### RECORD SET:
>> Begin

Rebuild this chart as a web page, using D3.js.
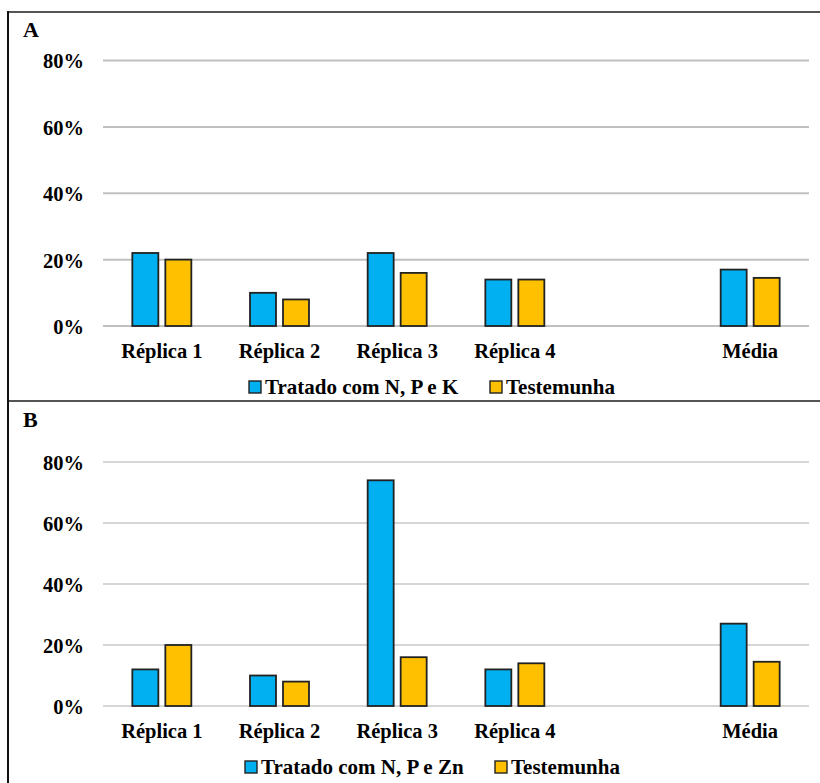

>> End
>> Begin

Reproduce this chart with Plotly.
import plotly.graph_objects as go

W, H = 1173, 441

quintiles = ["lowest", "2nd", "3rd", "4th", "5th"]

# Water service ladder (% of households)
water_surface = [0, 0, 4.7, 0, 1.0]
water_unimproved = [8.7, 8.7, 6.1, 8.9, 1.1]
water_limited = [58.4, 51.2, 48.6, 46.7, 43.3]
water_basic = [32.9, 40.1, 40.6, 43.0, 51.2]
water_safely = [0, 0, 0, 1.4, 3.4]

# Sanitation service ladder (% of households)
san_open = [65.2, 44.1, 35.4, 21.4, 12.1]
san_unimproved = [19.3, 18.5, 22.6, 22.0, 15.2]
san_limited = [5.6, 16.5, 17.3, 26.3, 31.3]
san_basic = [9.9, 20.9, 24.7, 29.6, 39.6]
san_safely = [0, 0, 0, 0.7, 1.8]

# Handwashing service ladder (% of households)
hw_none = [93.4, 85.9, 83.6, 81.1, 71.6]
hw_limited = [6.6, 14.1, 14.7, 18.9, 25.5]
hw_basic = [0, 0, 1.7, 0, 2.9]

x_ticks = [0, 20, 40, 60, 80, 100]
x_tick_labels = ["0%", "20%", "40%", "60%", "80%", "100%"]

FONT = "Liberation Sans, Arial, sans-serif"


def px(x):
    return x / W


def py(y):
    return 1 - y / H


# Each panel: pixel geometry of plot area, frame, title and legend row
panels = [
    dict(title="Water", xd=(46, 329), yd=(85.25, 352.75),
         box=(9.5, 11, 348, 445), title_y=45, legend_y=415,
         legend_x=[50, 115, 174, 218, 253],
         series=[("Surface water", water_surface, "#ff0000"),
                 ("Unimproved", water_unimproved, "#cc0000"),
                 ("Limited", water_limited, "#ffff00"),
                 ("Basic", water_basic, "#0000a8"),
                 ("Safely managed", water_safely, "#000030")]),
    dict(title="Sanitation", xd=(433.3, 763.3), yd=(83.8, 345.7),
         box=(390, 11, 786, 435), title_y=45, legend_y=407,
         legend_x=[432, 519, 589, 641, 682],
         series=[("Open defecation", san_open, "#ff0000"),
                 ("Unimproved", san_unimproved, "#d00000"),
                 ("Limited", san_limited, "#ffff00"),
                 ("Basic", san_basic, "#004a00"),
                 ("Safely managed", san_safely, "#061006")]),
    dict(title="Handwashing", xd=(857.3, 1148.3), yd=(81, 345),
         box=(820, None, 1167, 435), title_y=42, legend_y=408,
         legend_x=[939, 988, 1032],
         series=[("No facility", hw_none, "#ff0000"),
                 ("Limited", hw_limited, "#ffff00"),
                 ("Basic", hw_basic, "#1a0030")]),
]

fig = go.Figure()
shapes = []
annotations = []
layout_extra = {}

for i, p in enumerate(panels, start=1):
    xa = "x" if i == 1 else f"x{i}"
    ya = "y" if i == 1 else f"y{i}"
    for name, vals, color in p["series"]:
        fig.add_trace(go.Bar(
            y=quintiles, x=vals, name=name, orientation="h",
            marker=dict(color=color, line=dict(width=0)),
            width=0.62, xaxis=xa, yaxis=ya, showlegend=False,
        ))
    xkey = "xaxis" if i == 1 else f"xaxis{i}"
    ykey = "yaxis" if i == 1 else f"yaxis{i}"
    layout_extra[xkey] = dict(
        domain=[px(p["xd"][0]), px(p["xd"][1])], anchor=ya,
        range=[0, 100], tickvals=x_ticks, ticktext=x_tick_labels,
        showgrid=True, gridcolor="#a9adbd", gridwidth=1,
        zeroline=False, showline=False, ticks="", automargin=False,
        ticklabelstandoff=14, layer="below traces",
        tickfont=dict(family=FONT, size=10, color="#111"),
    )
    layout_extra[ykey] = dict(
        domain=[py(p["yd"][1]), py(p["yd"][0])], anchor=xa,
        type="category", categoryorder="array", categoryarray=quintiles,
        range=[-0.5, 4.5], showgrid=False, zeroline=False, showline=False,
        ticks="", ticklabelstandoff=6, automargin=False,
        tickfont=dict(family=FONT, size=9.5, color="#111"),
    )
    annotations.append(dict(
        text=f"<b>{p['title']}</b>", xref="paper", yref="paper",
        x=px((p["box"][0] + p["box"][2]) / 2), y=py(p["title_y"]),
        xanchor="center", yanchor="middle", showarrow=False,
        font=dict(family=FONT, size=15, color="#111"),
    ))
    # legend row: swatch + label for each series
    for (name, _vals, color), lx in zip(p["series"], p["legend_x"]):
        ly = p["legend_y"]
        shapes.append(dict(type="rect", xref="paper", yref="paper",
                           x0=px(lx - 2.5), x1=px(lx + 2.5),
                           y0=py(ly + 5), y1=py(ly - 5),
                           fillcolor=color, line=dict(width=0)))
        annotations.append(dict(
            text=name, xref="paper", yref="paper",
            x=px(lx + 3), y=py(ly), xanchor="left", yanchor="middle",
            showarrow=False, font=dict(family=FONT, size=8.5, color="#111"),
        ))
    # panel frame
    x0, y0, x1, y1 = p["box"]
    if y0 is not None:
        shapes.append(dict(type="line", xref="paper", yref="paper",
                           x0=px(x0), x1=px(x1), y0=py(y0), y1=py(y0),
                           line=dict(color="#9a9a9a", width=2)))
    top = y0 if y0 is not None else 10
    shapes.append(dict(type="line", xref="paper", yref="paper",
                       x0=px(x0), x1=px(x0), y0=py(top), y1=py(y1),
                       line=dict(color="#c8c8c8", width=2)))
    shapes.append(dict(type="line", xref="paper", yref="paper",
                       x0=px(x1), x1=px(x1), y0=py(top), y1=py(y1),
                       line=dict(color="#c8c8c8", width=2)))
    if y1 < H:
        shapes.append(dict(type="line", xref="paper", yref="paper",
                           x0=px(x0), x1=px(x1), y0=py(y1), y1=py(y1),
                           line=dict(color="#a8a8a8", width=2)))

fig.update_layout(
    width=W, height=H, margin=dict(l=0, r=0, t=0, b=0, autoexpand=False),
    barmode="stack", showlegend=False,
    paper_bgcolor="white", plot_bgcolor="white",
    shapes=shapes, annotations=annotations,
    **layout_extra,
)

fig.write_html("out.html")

>> End

### TASK OBJECTIVE:
Out of the data above, set down the lines from the one with "Reproduce this chart with Plotly." to the one with "san_safely = [0, 0, 0, 0.7, 1.8]", both included, exactly as written and with no additions.

### EXERCISE RESULT:
Reproduce this chart with Plotly.
import plotly.graph_objects as go

W, H = 1173, 441

quintiles = ["lowest", "2nd", "3rd", "4th", "5th"]

# Water service ladder (% of households)
water_surface = [0, 0, 4.7, 0, 1.0]
water_unimproved = [8.7, 8.7, 6.1, 8.9, 1.1]
water_limited = [58.4, 51.2, 48.6, 46.7, 43.3]
water_basic = [32.9, 40.1, 40.6, 43.0, 51.2]
water_safely = [0, 0, 0, 1.4, 3.4]

# Sanitation service ladder (% of households)
san_open = [65.2, 44.1, 35.4, 21.4, 12.1]
san_unimproved = [19.3, 18.5, 22.6, 22.0, 15.2]
san_limited = [5.6, 16.5, 17.3, 26.3, 31.3]
san_basic = [9.9, 20.9, 24.7, 29.6, 39.6]
san_safely = [0, 0, 0, 0.7, 1.8]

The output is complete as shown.